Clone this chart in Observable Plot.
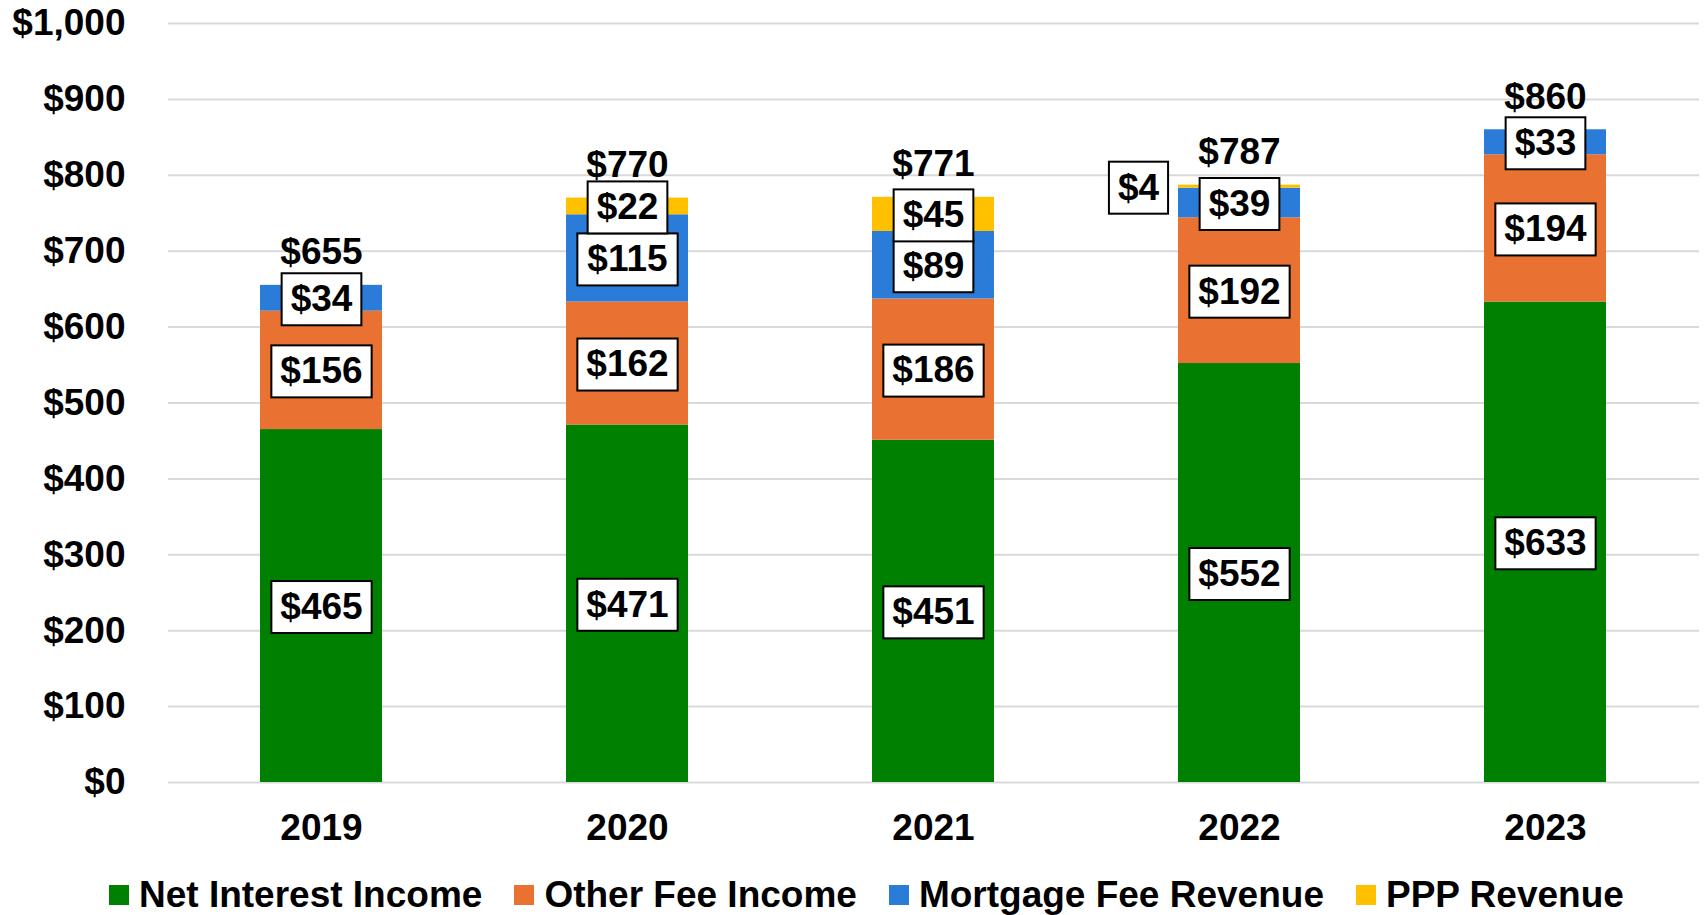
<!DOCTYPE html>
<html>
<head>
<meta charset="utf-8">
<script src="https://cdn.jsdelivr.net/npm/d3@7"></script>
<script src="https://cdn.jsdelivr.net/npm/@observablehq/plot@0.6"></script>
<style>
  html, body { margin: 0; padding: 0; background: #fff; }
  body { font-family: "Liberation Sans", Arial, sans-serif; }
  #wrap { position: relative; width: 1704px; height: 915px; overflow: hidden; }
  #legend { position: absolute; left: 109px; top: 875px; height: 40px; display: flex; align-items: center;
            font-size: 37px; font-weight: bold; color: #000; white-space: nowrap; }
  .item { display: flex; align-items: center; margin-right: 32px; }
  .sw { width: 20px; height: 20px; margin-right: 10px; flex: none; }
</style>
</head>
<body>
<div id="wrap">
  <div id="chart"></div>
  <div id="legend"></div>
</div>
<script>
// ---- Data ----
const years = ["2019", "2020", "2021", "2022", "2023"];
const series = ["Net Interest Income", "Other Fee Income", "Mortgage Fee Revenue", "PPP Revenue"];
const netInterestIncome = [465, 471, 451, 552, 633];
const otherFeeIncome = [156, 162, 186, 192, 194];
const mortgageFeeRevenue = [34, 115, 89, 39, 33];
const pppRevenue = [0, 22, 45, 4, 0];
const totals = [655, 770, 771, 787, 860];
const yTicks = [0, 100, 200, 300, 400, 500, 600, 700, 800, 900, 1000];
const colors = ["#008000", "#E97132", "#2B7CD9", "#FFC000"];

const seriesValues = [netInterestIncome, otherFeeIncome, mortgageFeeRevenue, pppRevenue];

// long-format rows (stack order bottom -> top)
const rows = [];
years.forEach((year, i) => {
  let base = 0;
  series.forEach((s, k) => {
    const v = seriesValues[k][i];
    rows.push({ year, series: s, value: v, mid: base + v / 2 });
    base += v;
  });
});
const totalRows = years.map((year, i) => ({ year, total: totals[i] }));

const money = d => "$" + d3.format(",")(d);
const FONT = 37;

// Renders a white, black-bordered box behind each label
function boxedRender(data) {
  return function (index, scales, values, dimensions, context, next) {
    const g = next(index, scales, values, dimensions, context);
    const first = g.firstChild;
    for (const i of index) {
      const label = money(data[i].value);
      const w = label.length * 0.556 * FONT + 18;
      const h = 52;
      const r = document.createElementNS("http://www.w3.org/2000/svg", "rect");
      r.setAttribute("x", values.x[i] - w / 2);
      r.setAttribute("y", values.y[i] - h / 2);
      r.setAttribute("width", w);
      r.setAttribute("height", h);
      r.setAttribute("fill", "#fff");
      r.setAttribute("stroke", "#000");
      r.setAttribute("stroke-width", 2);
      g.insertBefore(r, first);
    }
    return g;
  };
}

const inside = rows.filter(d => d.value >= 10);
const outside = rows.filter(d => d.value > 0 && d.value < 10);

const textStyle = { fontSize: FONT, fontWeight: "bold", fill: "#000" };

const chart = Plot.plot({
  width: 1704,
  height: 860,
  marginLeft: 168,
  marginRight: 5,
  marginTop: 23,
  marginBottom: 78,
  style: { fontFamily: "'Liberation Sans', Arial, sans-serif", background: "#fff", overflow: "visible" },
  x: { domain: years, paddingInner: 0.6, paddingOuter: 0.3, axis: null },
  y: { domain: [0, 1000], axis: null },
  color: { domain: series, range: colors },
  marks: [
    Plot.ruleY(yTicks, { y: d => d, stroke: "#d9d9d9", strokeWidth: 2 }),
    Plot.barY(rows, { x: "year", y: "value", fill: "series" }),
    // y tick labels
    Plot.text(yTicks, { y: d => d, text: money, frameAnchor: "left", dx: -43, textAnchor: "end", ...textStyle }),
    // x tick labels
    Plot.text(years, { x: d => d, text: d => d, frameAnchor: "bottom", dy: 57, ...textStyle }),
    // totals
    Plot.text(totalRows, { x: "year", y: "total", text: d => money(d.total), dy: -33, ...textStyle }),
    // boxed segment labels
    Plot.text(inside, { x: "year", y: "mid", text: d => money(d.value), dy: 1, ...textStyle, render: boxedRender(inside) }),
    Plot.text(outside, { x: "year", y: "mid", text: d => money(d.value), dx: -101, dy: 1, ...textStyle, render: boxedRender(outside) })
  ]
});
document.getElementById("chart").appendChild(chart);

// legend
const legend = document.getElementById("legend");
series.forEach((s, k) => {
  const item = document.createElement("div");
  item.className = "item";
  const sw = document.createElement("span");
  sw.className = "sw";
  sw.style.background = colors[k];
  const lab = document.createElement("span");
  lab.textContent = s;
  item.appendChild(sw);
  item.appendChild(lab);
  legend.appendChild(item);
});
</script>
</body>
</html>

-*-*-

> **Problem to solve**:
Return nothing but the lines running from the start of the data to the line with "otherFeeIncome, mortgageFeeRevenue, pppRevenue];", please, both ends included and no pictures.

> **Answer to this task**:
Clone this chart in Observable Plot.
<!DOCTYPE html>
<html>
<head>
<meta charset="utf-8">
<script src="https://cdn.jsdelivr.net/npm/d3@7"></script>
<script src="https://cdn.jsdelivr.net/npm/@observablehq/plot@0.6"></script>
<style>
  html, body { margin: 0; padding: 0; background: #fff; }
  body { font-family: "Liberation Sans", Arial, sans-serif; }
  #wrap { position: relative; width: 1704px; height: 915px; overflow: hidden; }
  #legend { position: absolute; left: 109px; top: 875px; height: 40px; display: flex; align-items: center;
            font-size: 37px; font-weight: bold; color: #000; white-space: nowrap; }
  .item { display: flex; align-items: center; margin-right: 32px; }
  .sw { width: 20px; height: 20px; margin-right: 10px; flex: none; }
</style>
</head>
<body>
<div id="wrap">
  <div id="chart"></div>
  <div id="legend"></div>
</div>
<script>
// ---- Data ----
const years = ["2019", "2020", "2021", "2022", "2023"];
const series = ["Net Interest Income", "Other Fee Income", "Mortgage Fee Revenue", "PPP Revenue"];
const netInterestIncome = [465, 471, 451, 552, 633];
const otherFeeIncome = [156, 162, 186, 192, 194];
const mortgageFeeRevenue = [34, 115, 89, 39, 33];
const pppRevenue = [0, 22, 45, 4, 0];
const totals = [655, 770, 771, 787, 860];
const yTicks = [0, 100, 200, 300, 400, 500, 600, 700, 800, 900, 1000];
const colors = ["#008000", "#E97132", "#2B7CD9", "#FFC000"];

const seriesValues = [netInterestIncome, otherFeeIncome, mortgageFeeRevenue, pppRevenue];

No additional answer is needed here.